Hijab Debate Alarms Spanish Muslims


Junior Member
Hijab Debate Alarms Spanish Muslims

By Al-Amin Andalusi, IOL Correspondent

The Spanish government has called for a debate on the wearing of religious insignia in public places.
MADRID — The Spanish government's decision to debate the issue of religious symbols, including hijab, in public institutions has sent shockwaves through the sizable Muslim minority fearing a repeat of the French nightmare.

"Muslims oppose any restrictions on religious freedoms and demand respect for symbols that reflect religious identities," the Federation of Islamic religious entities (FEERI), said in a statement obtained by IslamOnline.net.

The government has earlier this week announced intention to launch a debate on the wearing of religious insignia in public institutions.

"The government should not follow the footsteps of some European governments to ban hijab in public places," said FEERI Chairman Abdel-Salam Mansour Escudero.

France has triggered a controversy in 2004 by adopting a bill banning hijab in state schools.

Escudero warned that any government ban on hijab would be a "restriction of personal freedoms".

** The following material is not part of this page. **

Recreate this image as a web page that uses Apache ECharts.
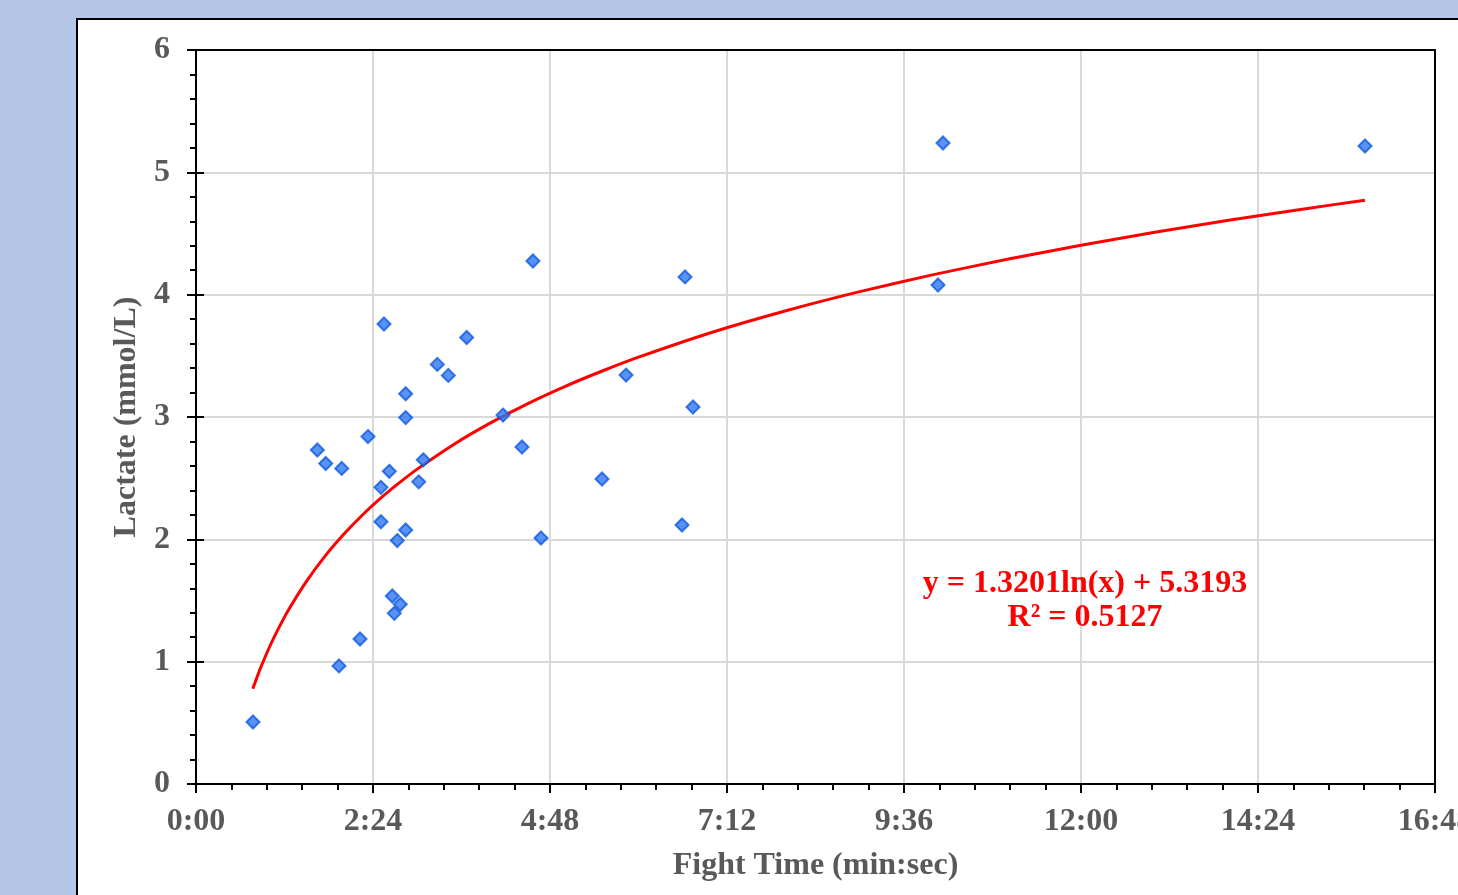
<!DOCTYPE html>
<html>
<head>
<meta charset="utf-8">
<script src="https://cdn.jsdelivr.net/npm/echarts@6/dist/echarts.min.js"></script>
<style>
    html, body { margin: 0; padding: 0; background: #b4c7e7; }
    #chart { width: 1458px; height: 895px; }
</style>
</head>
<body>
<div id="chart"></div>
<script>
    // fight time in minutes, lactate in mmol/L
    var fightTime = [0.773, 1.645, 1.759, 1.976, 1.939, 2.224, 2.332, 2.508, 2.508, 2.549,
        2.621, 2.662, 2.689, 2.729, 2.770, 2.843, 2.843, 2.843, 3.020, 3.082,
        3.272, 3.421, 3.670, 4.163, 4.420, 4.569, 4.678, 5.505, 5.831, 6.590,
        6.631, 6.739, 10.061, 10.129, 15.851];
    var lactate = [0.507, 2.73, 2.62, 2.58, 0.965, 1.185, 2.84, 2.425, 2.144, 3.76,
        2.556, 1.537, 1.395, 1.99, 1.469, 3.19, 2.995, 2.076, 2.47, 2.65,
        3.43, 3.34, 3.65, 3.016, 2.755, 4.275, 2.011, 2.493, 3.343, 2.117,
        4.145, 3.082, 4.079, 5.24, 5.215];

    // logarithmic trend line
    var trendTime = [0.77, 0.85, 0.9, 1, 1.1, 1.25, 1.5, 1.75, 2, 2.25, 2.5, 2.75, 3, 3.5, 4, 4.5, 5, 5.5, 6,
        7, 8, 9, 10, 11, 12, 13, 14, 15, 15.85];
    var trendLactate = [0.779, 0.909, 0.985, 1.124, 1.250, 1.419, 1.659, 1.863, 2.039, 2.195, 2.334, 2.459,
        2.574, 2.778, 2.954, 3.110, 3.249, 3.374, 3.489, 3.693, 3.869, 4.025, 4.164, 4.289, 4.404, 4.510,
        4.608, 4.699, 4.772];

    var xTicks = ['0:00', '2:24', '4:48', '7:12', '9:36', '12:00', '14:24', '16:48'];
    var yTicks = [0, 1, 2, 3, 4, 5, 6];

    var equation = ['y = 1.3201ln(x) + 5.3193', 'R\u00b2 = 0.5127'];

    var gray = '#595959';
    var font = '"Liberation Serif", "Times New Roman", serif';

    var points = [];
    for (var i = 0; i < fightTime.length; i++) {
        points.push([fightTime[i], lactate[i]]);
    }
    var trend = [];
    for (var j = 0; j < trendTime.length; j++) {
        trend.push([trendTime[j], trendLactate[j]]);
    }

    var mychart = echarts.init(document.getElementById('chart'));

    var xBase = {
        type: 'value', min: 0, max: 16.8, interval: 2.4,
        axisLine: { lineStyle: { color: '#000', width: 2 } }
    };
    var yBase = {
        type: 'value', min: 0, max: 6, interval: 1,
        axisLine: { lineStyle: { color: '#000', width: 2 } }
    };

    mychart.setOption({
        backgroundColor: '#b4c7e7',
        animation: false,
        graphic: [
            {
                type: 'rect', z: -10, silent: true,
                shape: { x: 77, y: 19, width: 1500, height: 1000 },
                style: { fill: '#fff', stroke: '#000', lineWidth: 2 }
            },
            {
                // plot area frame
                type: 'rect', z: 5, silent: true,
                shape: { x: 196, y: 50, width: 1239, height: 734 },
                style: { fill: null, stroke: '#000', lineWidth: 2 }
            },
            {
                type: 'text', z: 10, x: 1085, y: 567,
                style: {
                    text: equation.join('\n'), fill: '#ff0000', font: 'bold 32px ' + font,
                    align: 'center', verticalAlign: 'top', lineHeight: 34
                }
            }
        ],
        grid: {
            left: 196, top: 50, width: 1239, height: 734,
            outerBoundsMode: 'none', containLabel: false,
            show: true, borderColor: '#000', borderWidth: 2, backgroundColor: '#fff'
        },
        xAxis: [
            Object.assign({}, xBase, {
                name: 'Fight Time (min:sec)', nameLocation: 'middle', nameGap: 66,
                nameTextStyle: { color: gray, fontFamily: font, fontWeight: 'bold', fontSize: 32 },
                axisLabel: {
                    color: gray, fontFamily: font, fontWeight: 'bold', fontSize: 32, margin: 22,
                    formatter: function (v) { return xTicks[Math.round(v / 2.4)]; }
                },
                axisTick: { show: true, length: 9, lineStyle: { color: '#000', width: 2 } },
                minorTick: { show: true, splitNumber: 5, length: 6, lineStyle: { color: '#000', width: 2 } },
                splitLine: { show: true, lineStyle: { color: '#d9d9d9', width: 2 } }
            }),
            Object.assign({}, xBase, {
                axisLabel: { show: false },
                axisTick: { show: true, inside: true, length: 8, lineStyle: { color: '#000', width: 2 } },
                splitLine: { show: false }
            })
        ],
        yAxis: [
            Object.assign({}, yBase, {
                name: 'Lactate (mmol/L)', nameLocation: 'middle', nameGap: 52,
                nameTextStyle: { color: gray, fontFamily: font, fontWeight: 'bold', fontSize: 32 },
                axisLabel: {
                    color: gray, fontFamily: font, fontWeight: 'bold', fontSize: 32, margin: 26,
                    formatter: function (v) { return yTicks[Math.round(v)]; }
                },
                axisTick: { show: true, length: 9, lineStyle: { color: '#000', width: 2 } },
                minorTick: { show: true, splitNumber: 5, length: 6, lineStyle: { color: '#000', width: 2 } },
                splitLine: { show: true, lineStyle: { color: '#d9d9d9', width: 2 } }
            }),
            Object.assign({}, yBase, {
                position: 'left',
                axisLabel: { show: false },
                axisTick: { show: true, inside: true, length: 8, lineStyle: { color: '#000', width: 2 } },
                splitLine: { show: false }
            })
        ],
        series: [
            {
                type: 'line', data: trend, smooth: 0.2, symbol: 'none', z: 3,
                lineStyle: { color: '#ff0000', width: 3 }
            },
            {
                type: 'scatter', data: points, symbol: 'diamond', symbolSize: 13, z: 4,
                itemStyle: { color: '#3077f0', borderColor: '#0f5ae2', borderWidth: 2 }
            }
        ]
    });
</script>
</body>
</html>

"It is unacceptable to restrict the civil liberties of individuals who have the right to express their religious beliefs by wearing whatever they wish," he told the ABC newspaper.

Spain has a Muslim minority of about 800,000 people out of a total population of 40 million.

FEERI said it agrees to engage the debate on the wearing of religious insignia.

"This is to prove that Muslims are keen to integrate into society," added the statement.

The Muslim union called for maintaining the "tolerant" atmosphere enjoyed by the Muslim minority in Spain.

A government study found on Thursday, November 23, that the majority of Spanish Muslims were well integrated into society and share Spanish values of freedom and tolerance.

It showed that the majority of them found no obstacles in Spain when it came to practicing their religion.

The southern European country has recognized Islam through the law of religious freedom, issued in July 1967.

The government's proposal has drawn backing from Christian and Jewish community leaders.

The Catholic Church backs a ban on hijab in public places as a symbol of women oppression.

Islam sees hijab as an obligatory code of dress, not a religious symbol displaying one’s affiliations.